The Cavalier County Commission reviewed the application but had several concerns with granting the reduction in taxes. Commissioner Nick Moser sited some concerns with the application, specifically with the company’s response to the question of proximity of business competitors. The Commission noted that there are several competitors to the new CHS fertilizer facility, and a few are within half a mile of the location. The Commission does not want to give undue advantage to
CHS over its competitors which is a directive within the North Dakota State Century Code. The commissioners wants to avoid the loss of any current businesses. Another concern the Commission had was the lost revenue from the taxes the facility will bring to the county at a time when deficit spending is occurring.
“The way you have got everything estimated out, the amount of tax exemption would be $46,000 a year, so with inflation in taxes I would estimate close to half a million dollars over ten years,” Moser said.
Cavalier County Tax Director Steph Bata informed the commissioners that the Department of Commearce did not have anything to add to the requirements for the application but did note that CHS should have listed a dollar amount for tax incentives rather than a percentage. Because it is a payment in lieu of tax, a dollar amount is required.
Bata also informed the Commission that there is not currently an assessed value for the facility. Vanguard would be arriving prior to the February 1, 2020, deadline to assess the facility.
“First of all, thank you for investing in our community. As a farmer and involved in business in this area, any type of investment that you get to make things better, to be more competitive and to help agriculture, in particular, is very, very important,” Commissioner Greg Goodman said.
Goodman continued stating that as a county commission, they had to consider consistency. The idea of doing it for one means doing it for all. This also led to how those decisions would impact not just the county but schools and townships. The budget for 2020 is seeing an increase of 4 mills or roughly $200,000 to allow the county to operate. With those increased mills resulting in increased taxes, the county will still be deficit spending by approximately $400,000.
“The misconception from the public to a certain degree is that if we don’t get this money from you guys and give you the full exemption that the county just doesn’t get the money.

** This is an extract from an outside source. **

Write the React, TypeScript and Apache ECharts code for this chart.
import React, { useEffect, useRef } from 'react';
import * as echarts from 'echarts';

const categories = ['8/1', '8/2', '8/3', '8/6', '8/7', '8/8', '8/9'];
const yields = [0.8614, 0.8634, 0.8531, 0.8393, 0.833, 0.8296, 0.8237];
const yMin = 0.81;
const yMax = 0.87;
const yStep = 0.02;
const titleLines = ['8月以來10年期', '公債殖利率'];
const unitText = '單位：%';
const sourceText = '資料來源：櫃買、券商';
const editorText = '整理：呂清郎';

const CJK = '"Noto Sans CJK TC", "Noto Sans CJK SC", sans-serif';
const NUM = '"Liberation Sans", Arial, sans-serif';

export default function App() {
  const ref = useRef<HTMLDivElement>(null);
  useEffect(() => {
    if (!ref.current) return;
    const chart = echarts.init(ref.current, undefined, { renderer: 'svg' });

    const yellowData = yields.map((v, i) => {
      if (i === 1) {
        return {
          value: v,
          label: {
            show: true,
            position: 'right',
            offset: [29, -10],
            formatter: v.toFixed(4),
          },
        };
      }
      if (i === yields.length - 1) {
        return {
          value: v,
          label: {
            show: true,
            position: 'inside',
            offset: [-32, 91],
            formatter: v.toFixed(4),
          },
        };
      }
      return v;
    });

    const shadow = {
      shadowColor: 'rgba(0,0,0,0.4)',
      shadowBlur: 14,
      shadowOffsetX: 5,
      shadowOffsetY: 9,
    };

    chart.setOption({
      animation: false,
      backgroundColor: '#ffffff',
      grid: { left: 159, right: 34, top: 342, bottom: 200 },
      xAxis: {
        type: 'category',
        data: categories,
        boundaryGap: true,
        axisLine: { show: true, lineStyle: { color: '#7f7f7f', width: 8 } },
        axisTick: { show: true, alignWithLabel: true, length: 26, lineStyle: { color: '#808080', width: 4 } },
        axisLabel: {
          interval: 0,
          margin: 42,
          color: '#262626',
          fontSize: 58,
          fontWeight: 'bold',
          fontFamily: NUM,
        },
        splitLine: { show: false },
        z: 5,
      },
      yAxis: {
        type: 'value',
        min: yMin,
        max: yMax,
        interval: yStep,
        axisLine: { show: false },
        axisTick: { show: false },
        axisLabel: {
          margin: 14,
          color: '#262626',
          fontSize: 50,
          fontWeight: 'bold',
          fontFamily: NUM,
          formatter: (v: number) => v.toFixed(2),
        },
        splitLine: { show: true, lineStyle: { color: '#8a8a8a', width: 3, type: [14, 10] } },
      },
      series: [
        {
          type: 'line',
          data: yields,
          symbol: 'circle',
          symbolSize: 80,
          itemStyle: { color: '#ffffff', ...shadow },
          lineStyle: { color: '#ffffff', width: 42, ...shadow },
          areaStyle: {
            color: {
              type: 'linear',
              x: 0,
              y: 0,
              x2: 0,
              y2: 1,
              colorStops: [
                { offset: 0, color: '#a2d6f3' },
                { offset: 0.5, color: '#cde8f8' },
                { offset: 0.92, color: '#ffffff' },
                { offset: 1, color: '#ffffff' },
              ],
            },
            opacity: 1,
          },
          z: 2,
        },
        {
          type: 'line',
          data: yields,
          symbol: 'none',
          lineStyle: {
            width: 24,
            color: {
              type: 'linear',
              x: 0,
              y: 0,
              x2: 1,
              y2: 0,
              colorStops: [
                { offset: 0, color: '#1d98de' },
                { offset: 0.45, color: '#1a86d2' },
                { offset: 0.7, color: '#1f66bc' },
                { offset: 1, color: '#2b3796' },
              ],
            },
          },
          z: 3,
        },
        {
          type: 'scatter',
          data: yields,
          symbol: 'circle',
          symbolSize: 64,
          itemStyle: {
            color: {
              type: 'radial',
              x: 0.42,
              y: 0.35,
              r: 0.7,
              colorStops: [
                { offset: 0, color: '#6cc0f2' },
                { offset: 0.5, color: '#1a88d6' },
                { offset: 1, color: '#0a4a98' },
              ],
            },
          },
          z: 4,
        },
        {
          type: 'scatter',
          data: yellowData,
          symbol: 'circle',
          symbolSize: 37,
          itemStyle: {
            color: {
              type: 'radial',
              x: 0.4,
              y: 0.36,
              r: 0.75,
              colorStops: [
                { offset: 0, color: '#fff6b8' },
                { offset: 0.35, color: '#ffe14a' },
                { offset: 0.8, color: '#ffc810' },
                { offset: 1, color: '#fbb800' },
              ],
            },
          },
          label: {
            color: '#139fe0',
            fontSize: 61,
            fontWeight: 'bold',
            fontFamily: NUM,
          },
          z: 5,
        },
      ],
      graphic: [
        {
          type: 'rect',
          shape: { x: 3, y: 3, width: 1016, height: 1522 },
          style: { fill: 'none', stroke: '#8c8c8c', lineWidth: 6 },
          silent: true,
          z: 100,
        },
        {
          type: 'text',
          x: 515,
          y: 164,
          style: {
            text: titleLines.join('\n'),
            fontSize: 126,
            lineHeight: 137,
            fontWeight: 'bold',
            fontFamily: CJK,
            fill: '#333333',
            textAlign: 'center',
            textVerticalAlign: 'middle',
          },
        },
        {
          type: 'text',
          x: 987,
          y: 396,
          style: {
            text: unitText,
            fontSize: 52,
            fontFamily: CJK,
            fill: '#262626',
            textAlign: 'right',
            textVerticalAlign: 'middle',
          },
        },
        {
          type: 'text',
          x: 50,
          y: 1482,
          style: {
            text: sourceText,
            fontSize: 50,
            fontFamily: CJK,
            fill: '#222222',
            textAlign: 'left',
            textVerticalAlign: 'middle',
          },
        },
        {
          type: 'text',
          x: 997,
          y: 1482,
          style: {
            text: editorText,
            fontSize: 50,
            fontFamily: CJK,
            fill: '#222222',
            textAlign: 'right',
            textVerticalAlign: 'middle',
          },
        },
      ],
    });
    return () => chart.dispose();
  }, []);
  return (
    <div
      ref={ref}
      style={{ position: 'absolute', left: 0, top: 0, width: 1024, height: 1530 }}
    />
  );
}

Well, that’s not true. What we do is pass on that percentage back onto everybody else to make that up. It’s a misconception, I hear it all the time,” Dick said. “Those that are paying the taxes have to pay more to make up for all those exemptions.”
The Commission took a roll call vote for the request which had unanimous support for denying the exemptions.

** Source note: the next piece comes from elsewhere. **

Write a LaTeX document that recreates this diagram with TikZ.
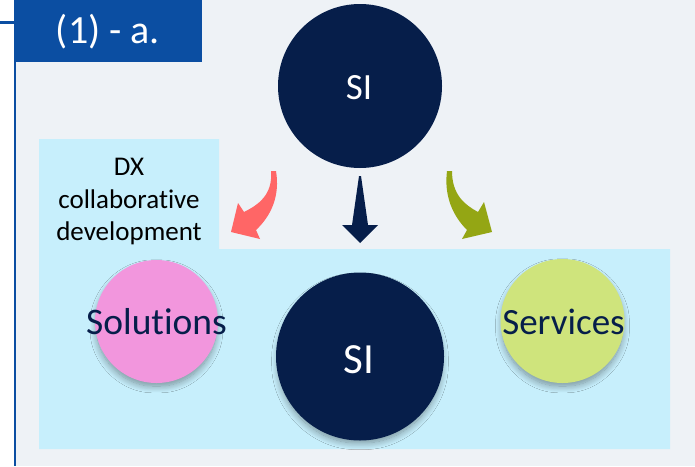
\documentclass[tikz,border=0pt]{standalone}
\usepackage{fontspec}
\setmainfont{Carlito}[Ligatures=NoCommon]
\usetikzlibrary{shadows.blur}
\definecolor{bggray}{HTML}{EEF2F6}
\definecolor{hdrblue}{HTML}{0B4EA2}
\definecolor{lightblue}{HTML}{C7EFFC}
\definecolor{navy}{HTML}{061E4A}
\definecolor{pinkc}{HTML}{F296DD}
\definecolor{greenc}{HTML}{CFE47C}
\definecolor{pinka}{HTML}{FF6666}
\definecolor{greena}{HTML}{94A614}
\definecolor{shadowc}{HTML}{2F4F5F}
\begin{document}
\begin{tikzpicture}[x=1pt,y=-1pt,
  disc/.style={circle,inner sep=0pt,minimum size=#1},
  shad/.style={blur shadow={shadow xshift=0pt,shadow yshift=-5pt,shadow blur radius=7pt,shadow blur steps=12,shadow scale=0.97,shadow opacity=40,shadow blur extra rounding=4pt}},
  lbl/.style={anchor=base,inner sep=0pt,text=navy},
]
\useasboundingbox (0,0) rectangle (695,466);
% backgrounds
\fill[white] (0,0) rectangle (695,466);
\fill[bggray] (16,0) rectangle (695,466);
\fill[lightblue] (39,139) -- (219,139) -- (219,249) -- (670,249) -- (670,449) -- (39,449) -- cycle;
% header
\fill[hdrblue] (14,0) rectangle (16,466);
\fill[hdrblue] (0,21) rectangle (16,24);
\node[fill=hdrblue,minimum width=188pt,minimum height=62pt,inner sep=0pt,anchor=north west] (hdr) at (14,0) {};
\node[anchor=base,inner sep=0pt,text=white,font=\fontsize{40}{48}\selectfont] (hdrtext) at (108,43) {(1) - a.};
% DX label
\node[align=center,inner sep=0pt,text=black,font=\fontsize{27}{32.5}\selectfont] (dx) at (129,202) {DX\\collaborative\\development};
% circles
\node[disc=164pt,fill=navy] (sitop) at (360,86) {};
\node[lbl,text=white,font=\fontsize{37}{44}\selectfont] (sitoptext) at (359,99) {SI};
\node[disc=123pt,fill=pinkc,shad] (sol) at (156.5,321.5) {};
\node[lbl,font=\fontsize{37.5}{45}\selectfont] (soltext) at (156.5,334) {Solutions};
\node[disc=124pt,fill=greenc,shad] (ser) at (562.5,321) {};
\node[lbl,font=\fontsize{37}{44}\selectfont] (sertext) at (563.5,334) {Services};
\node[disc=168pt,fill=navy,shad] (sibot) at (360,356.5) {};
\node[lbl,text=white,font=\fontsize{43}{52}\selectfont] (sibottext) at (359,373) {SI};
% arrows
\fill[pinka] (271,171) .. controls (273,195) and (258,205) .. (244,212) -- (238,203) -- (231,232) -- (260,239) -- (256,230) .. controls (272,215) and (280,195) .. (276,171) -- cycle;
\fill[greena] (452,171) .. controls (452,195) and (465,205) .. (478,212) -- (484,202) -- (492,232) -- (462,239) -- (467,230) .. controls (452,215) and (444,195) .. (447,171) -- cycle;
\fill[navy] (359,176) -- (361,176) -- (368,225) -- (378,225) -- (360,243) -- (342,225) -- (352,225) -- cycle;
\end{tikzpicture}
\end{document}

The commissioners discussed at length the issue of potentially hiring a roadmen foreman to oversee the districts and employees currently in place. Goodman stated that he was adamantly against the creation of the position due to the current financial standing of the county.

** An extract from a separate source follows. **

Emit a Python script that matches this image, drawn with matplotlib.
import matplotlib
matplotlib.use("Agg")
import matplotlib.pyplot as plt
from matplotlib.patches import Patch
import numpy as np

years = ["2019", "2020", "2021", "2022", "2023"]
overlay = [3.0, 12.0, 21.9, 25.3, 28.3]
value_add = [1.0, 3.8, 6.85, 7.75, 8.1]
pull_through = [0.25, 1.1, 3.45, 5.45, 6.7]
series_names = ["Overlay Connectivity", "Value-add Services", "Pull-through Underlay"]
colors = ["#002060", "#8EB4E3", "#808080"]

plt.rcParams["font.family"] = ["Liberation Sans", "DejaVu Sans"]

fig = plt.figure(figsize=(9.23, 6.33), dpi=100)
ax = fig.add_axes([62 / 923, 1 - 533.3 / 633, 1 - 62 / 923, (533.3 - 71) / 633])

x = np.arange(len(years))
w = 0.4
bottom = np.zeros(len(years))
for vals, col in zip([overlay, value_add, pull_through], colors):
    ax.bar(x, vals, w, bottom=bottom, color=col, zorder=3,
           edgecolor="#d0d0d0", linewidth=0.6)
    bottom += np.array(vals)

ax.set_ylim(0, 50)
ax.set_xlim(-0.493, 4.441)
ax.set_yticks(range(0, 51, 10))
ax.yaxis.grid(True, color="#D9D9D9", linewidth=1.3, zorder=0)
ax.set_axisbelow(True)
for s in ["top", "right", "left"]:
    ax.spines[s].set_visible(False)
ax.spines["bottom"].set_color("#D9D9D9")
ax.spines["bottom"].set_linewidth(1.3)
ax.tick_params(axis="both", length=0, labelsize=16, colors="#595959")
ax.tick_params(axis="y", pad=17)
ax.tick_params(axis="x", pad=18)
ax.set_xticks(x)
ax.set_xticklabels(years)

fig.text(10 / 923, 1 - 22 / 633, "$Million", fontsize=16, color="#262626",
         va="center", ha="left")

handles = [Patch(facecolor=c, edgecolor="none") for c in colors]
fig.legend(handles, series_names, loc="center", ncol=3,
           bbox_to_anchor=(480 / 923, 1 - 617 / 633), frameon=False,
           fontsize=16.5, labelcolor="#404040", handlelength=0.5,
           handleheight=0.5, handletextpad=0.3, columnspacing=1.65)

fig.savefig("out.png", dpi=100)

Goodman believed that if the commission pursued this, that the commissioners, themselves, should take a cut in pay as the duty to oversee the roadmen in each district fell to them. The discussion also included the amount of work that the roadmen are required to do. The handling of the roadmen was an intense discussion including many different areas like what townships, how many miles, and safety protocols that need to be followed.
In Other Business
• The Commission received an update on the Social Service redesign from Dick. Following a recent meeting of the interim committee, Dick gave the progress made including the agreements for the zone and updates from the state regarding changes that are still being made.
• Cavalier County Road Supervisor Terry Johnston updated the commissioners on the culverts and roads. Johnston also explained that he would recommend keeping the emergency declaration in place as the spring will most likely have excessive damage due to the melt reported. Dick also stated that when these reports are being made to have comments regarding the water along the side of the road be noted. The reason he would like that done is because of the unique situation the area has with fish and wildlife in close proximity to the roads.